Conversely, growing food for money is extremely difficult. This is probably what everyone means when they say that farming is hard: it is hard to sell food and have enough money left over to survive. We can make sitting at the computer for a single week nearly triple what we made in revenue for this entire project. If you're counting profit, the amount of time we'd have to sit at the computer goes down to two measly hours (if you count mileage driven, we're way in the red!). Exploiting petrochemical products is an easy way to make the labor of one person scale up to an increased profit, but of course at the expense of the planet. Our customers' appreciation for our work spanned the full spectrum: some are determined to get as much as possible from us in the future, others appeared inconvenienced and skeptical of the value of what we were producing. The following challenges became clear over the season:

We live in a low-income area of town, so spontaneous customers are few and far between. Many neighbors simply don't have income to spend on anything but the cheapest food. Organic is not even on their radar. Our city as a whole is not very progressive, so the odds of finding a customer that doesn't fit the profile of a loyal Wal-Mart shopper are lower than in some more forward-thinking cities. Convenience holds an extremely high value to some. Why go out of your way to buy our produce when you can just go to the supermarket and get your produce, eggs, bread, milk, cheese, and meat in one place? Some friends who wanted to support us and be our customers were still constantly making calculated decisions about their own family's finances. Many behaved cordially but had an air of skepticism about the price even though we matched our local supermarket's organic prices and tried to stuff every bag to the brim at no extra cost. Some people have disappointing palettes: arugula, chard, kale, sorrel, mustard greens, and cayennes were rejected by some customers. Optimization is important for profitability. Time and expense spent driving to and from our rural leased plot is always eating away at the profit. Realistically, you must live on the farm to maximize every minute of work and incur no travel costs. Existing local competition has a fierce loyalty. We did not attend any open farmer's markets because we heard from multiple reliable sources that customers in our city will ignore any new or unrecognized vendors. It is simply unrealistic to harvest all week and spend a day of our weekend to make a total of $25. Refrigeration is required to have produce that appears presentable. We had two standard-size refrigerators, which were the main limiting factor in the quantity that we could produce. To serve more customers, we really needed a CoolBot or other walk-in refrigerator, which we do not have the physical space to accommodate. These are also costly energy-suckers. Further research into passive or more efficient cooling methods would be extremely helpful.

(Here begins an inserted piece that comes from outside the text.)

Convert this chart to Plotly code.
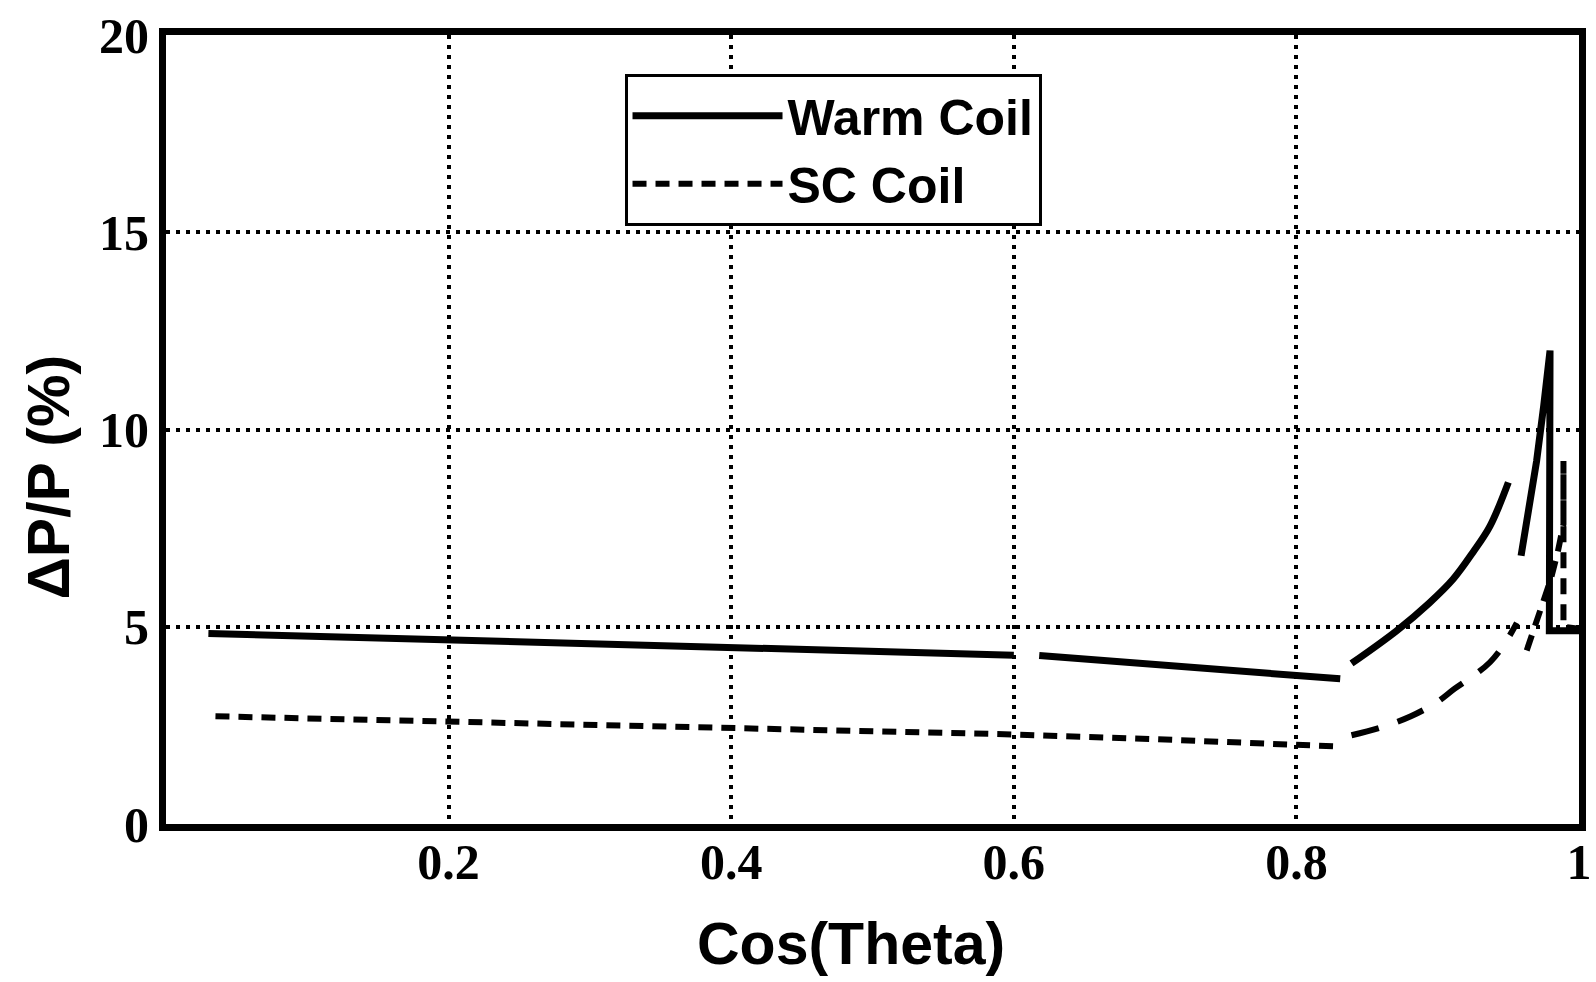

On a final note, one of the highlights of our very first year of farming was the feedback we received about the produce itself. Many remarked on the exquisite flavor, appearance, and longevity of our produce. This feedback further solidifies the confidence we have gained in our ability to not only grow a diverse number of crops, but to do so in such a way that yields high quality organic produce.

Moving forward we would like to explore the following:

  1. Reducing the amount of outsourced inputs required for sustaining organic matter in the soil. In an urban setting this is more difficult where there is restricted organic matter at our disposal. We are currently implementing vermiculture and standard composting systems, cover crop, mycorrhizal innoculation for nutrient transfer, and korean natural farming techniques which utilize indigenous microorganisms.
  2. Measure the nutrient density of our crops through Brix refractometer readings as a method of analysis for continued quality improvement.
  3. Expanding our propagation potential by adding a modest greenhouse.
  4. Considering the potential for a trade-based, rather than monetary, exchange program for goods produced.